En un hangar al norte de Londres, donde en tiempos se fabricaron cazabombarderos, se levanta ahora el reino sombrío y mágico de Harry Potter. La visita arranca en el Gran Hall del castillo de Hogwarts y avanza por todos los escenarios donde Daniel Radcliffe y Emma Watson dejaron de ser niños. En ausencia de la pareja, nos dio la bienvenida el tercer mosquetero, el pelirrojo Rupert Grint, que admitió haber temblado de emoción al volver a pisar los estudios que fueron al mismo tiempo su escuela “alternativa”: “¡Dan ganas de ponerse a volar otra vez!”.
“La gente descubrirá que el mundo de Harry Potter era sorprendentemente “real””, explica sobre la marcha David Yates, director de las últimas cuatro entregas. “Los decorados son tan increíbles, el trabajo del equipo artístico es tan excepcional, que decidimos ir guardándolos por si los aprovechábamos en las siguientes películas”.
Ahora que se acabó la serie, llegó el momento de “materializar los sueños”, que por supuesto tienen un precio. Unos 120 millones de euros se ha gastado Warner Bros en adecentar los estudios de Leavesden, a una hora de Londres, que recibirán todos los días unos 5.000 visitantes. La entrada cuesta 34 euros, aunque la auténtica factura espera en la tienda de suvenires, con mención especial a la túnica del profesor Dumbledore (marca registrada), que sube por encima de los 400 euros.
El observatorio de Dumbledore, el laboratorio de las pócimas y el Ministerio de la Magia son otros de los platos fuertes de los estudios de Harry Potter, con la esperanza de convertirse en la Disneylandia de Gran Bretaña. Aunque la verdad es que no estamos ante un parque temático; se trata más bien de un viaje a los fantasmales entresijos de un estudio de cine, con todo su esplendor y toda su decadencia.

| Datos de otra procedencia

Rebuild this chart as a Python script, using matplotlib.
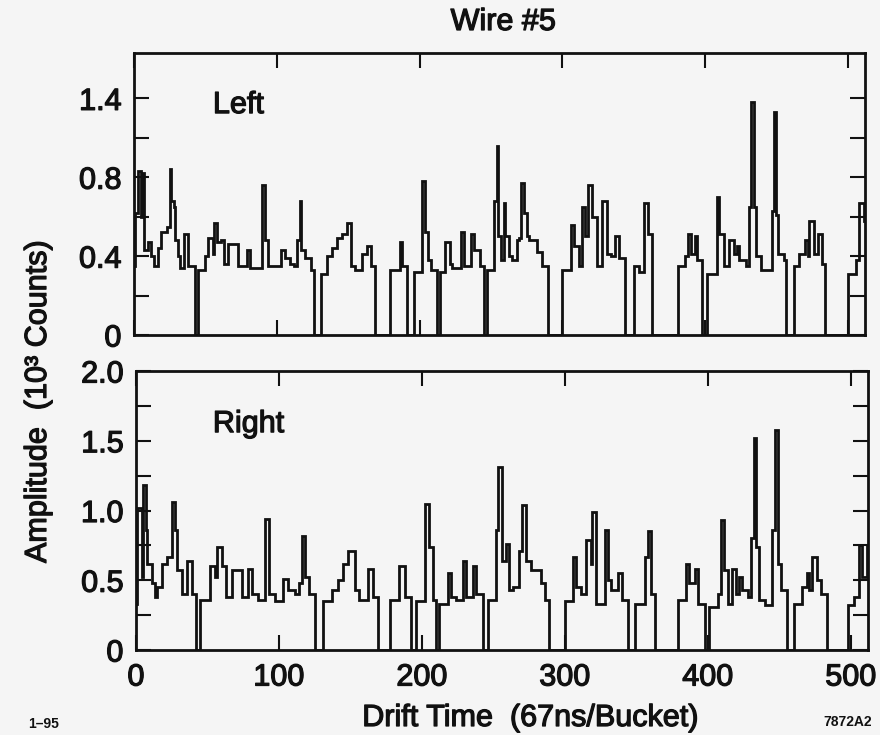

La moto con sidecar de Hagrid, el autobús Knight de dos pisos o el tortuoso puente de Hogwarts marcan el camino al Diagon Alley, con la increíble Joke Shop desplegando su largo centenar de artículos de humor negro. El banco de Gringotts y la tienda de varitas mágicas de Ollivanders nos trasladarán a ese Londres secreto, decadente y dickensiano que sirvió de inspiración a J.K. Rowling.
El diminuto Warwick Davis, en la piel del goblin Griphook, no oculta que su lugar predilecto es La Tienda de las Criaturas, con decenas de máscaras de cera nos saludan desde los anaqueles como espectros que han logado escapar horrorizados del otro mundo. En los estudios de Leavesden hay también sitio para un peculiar zoo de especies únicas, como el búho blanco Hedwig, la rata Scabbers y el gato persa Crookshanks.
El postre suculento o siniestro, según se mire, es la maqueta gigante de la Escuela de Magia y Hechicería; o sea, el castillo Hogwarts. Construida por 86 artistas a lo largo de seis meses, fue utilizada desde la primera a la última película de la serie. En su increíble interior se instalaron más de 2.500 pequeñas luces de fibra óptica, para simular las antorchas y las sombras de los alumnos por los pasillos del internado.
Pero lo que queda al final es el primer fotograma: se abre el portón y aparece el Gran Hall, con esa resonancia como de catedral gótica. El propio Rupert Grint nos invita recorrerlo de puntillas para evitar sorpresas. O a escapar si es posible con una escoba entre las piernas, ahora que los “muggles” (la gente sin poderes mágicos) han aprendido finalmente a jugar “quidditch”.